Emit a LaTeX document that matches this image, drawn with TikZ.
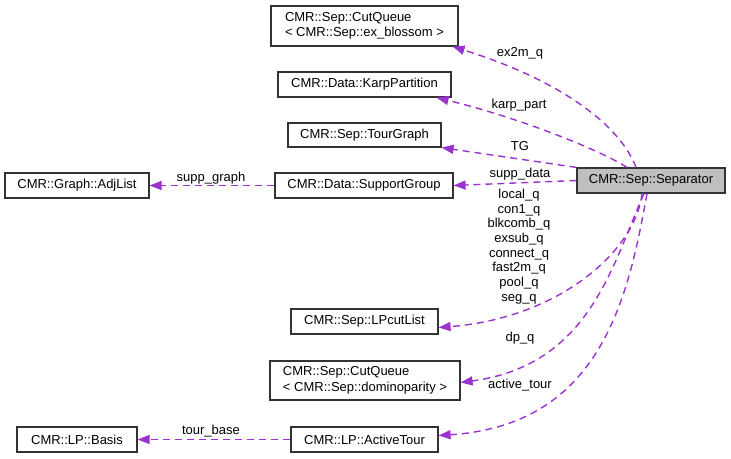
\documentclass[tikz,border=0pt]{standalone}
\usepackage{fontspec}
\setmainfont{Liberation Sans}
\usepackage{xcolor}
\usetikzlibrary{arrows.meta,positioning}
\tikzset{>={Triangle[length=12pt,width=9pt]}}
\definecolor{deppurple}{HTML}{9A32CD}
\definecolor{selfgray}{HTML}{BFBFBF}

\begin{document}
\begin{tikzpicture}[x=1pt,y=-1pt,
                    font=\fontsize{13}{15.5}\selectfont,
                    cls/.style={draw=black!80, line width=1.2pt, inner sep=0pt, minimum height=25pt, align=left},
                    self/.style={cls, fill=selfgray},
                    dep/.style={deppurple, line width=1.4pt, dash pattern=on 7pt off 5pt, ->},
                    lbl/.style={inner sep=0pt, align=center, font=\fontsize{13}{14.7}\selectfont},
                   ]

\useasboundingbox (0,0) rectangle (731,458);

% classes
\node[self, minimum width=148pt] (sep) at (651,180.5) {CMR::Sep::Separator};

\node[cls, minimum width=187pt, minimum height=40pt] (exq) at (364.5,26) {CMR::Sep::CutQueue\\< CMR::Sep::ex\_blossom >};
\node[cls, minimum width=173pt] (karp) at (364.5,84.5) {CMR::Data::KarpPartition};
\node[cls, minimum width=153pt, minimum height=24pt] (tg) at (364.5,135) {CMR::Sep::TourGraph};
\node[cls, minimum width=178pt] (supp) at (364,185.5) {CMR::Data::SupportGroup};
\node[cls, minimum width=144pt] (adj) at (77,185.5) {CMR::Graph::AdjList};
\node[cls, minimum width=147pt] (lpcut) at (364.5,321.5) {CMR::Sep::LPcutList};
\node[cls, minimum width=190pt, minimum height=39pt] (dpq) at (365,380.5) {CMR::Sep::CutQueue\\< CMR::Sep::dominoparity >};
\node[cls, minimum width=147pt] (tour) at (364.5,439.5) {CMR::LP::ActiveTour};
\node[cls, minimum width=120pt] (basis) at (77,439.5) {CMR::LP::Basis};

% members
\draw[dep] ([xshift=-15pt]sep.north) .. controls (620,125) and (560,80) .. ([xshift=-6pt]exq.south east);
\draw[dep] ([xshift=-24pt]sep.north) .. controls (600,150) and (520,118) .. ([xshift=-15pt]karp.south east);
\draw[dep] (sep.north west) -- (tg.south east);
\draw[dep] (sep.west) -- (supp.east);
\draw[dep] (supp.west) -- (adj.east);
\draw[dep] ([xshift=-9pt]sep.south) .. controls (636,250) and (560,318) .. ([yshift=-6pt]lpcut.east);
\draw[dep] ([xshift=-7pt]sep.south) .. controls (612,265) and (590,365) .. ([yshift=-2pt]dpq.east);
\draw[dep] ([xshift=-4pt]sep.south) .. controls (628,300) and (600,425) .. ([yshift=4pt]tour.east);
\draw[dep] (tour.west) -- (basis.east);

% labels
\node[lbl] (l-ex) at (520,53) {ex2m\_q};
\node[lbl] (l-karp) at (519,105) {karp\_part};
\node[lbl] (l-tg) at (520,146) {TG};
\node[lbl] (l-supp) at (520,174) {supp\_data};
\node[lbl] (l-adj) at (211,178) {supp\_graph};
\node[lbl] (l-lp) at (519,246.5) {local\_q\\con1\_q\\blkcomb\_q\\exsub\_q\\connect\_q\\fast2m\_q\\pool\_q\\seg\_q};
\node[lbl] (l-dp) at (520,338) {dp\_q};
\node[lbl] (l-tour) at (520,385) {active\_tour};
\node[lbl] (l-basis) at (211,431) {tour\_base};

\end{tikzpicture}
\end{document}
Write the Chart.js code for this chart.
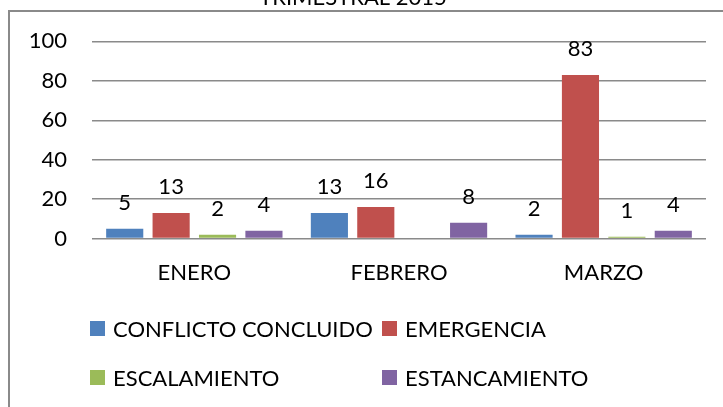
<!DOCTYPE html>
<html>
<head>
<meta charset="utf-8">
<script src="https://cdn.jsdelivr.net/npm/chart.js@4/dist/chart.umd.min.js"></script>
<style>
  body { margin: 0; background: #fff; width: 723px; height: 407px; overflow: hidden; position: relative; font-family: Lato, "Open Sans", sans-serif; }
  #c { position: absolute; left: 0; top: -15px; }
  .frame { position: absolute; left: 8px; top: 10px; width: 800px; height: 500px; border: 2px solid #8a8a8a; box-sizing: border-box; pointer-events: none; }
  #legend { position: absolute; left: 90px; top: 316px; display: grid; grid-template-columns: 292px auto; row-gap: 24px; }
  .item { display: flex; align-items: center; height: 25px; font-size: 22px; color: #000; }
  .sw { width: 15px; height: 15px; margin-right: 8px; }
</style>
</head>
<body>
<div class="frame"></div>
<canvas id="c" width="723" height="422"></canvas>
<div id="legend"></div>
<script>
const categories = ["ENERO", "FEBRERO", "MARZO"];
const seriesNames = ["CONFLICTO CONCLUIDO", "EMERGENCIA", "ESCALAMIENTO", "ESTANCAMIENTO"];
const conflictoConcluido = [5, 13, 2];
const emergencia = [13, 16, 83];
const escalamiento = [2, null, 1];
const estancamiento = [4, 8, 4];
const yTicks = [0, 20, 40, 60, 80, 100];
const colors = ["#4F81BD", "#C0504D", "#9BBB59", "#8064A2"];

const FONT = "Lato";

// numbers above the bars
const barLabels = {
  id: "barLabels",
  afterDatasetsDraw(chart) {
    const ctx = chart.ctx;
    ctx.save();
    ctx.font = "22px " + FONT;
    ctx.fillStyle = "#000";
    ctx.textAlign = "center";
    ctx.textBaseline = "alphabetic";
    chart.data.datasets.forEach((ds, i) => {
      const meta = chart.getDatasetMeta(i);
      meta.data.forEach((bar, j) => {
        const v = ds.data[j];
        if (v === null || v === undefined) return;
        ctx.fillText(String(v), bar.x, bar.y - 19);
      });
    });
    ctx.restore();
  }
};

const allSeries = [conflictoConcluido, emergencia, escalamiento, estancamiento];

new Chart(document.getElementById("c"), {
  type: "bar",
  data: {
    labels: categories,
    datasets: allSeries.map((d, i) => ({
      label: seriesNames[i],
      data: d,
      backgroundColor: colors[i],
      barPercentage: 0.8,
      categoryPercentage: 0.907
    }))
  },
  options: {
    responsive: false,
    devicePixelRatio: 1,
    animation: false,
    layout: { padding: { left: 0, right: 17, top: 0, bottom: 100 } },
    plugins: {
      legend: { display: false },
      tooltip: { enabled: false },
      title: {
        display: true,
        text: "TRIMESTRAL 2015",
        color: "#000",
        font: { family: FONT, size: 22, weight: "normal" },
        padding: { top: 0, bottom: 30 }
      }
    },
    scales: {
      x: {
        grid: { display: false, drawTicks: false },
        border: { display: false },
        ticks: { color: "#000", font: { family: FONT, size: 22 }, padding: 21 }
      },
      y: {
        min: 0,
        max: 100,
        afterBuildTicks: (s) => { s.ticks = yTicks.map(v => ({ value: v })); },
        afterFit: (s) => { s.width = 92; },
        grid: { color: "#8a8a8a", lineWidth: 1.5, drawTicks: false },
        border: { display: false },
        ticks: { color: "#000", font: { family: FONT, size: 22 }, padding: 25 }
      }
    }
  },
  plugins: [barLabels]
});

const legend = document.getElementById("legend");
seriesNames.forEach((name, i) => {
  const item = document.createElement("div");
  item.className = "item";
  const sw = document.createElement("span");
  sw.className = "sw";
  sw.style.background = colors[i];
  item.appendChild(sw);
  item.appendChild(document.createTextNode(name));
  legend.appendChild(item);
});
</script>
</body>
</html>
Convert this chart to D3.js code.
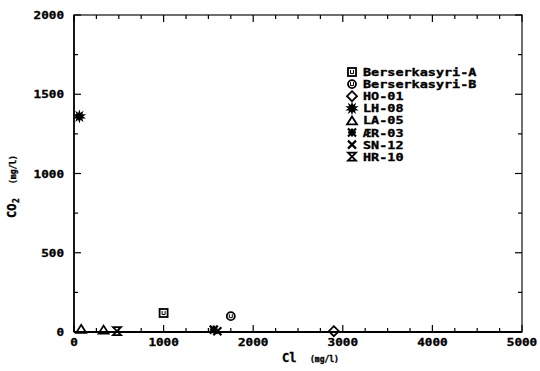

+---+

[Problem requirements]
Count every line in the data where the string "code" occurs. Give nothing except the number.

[Output of the exercise]
2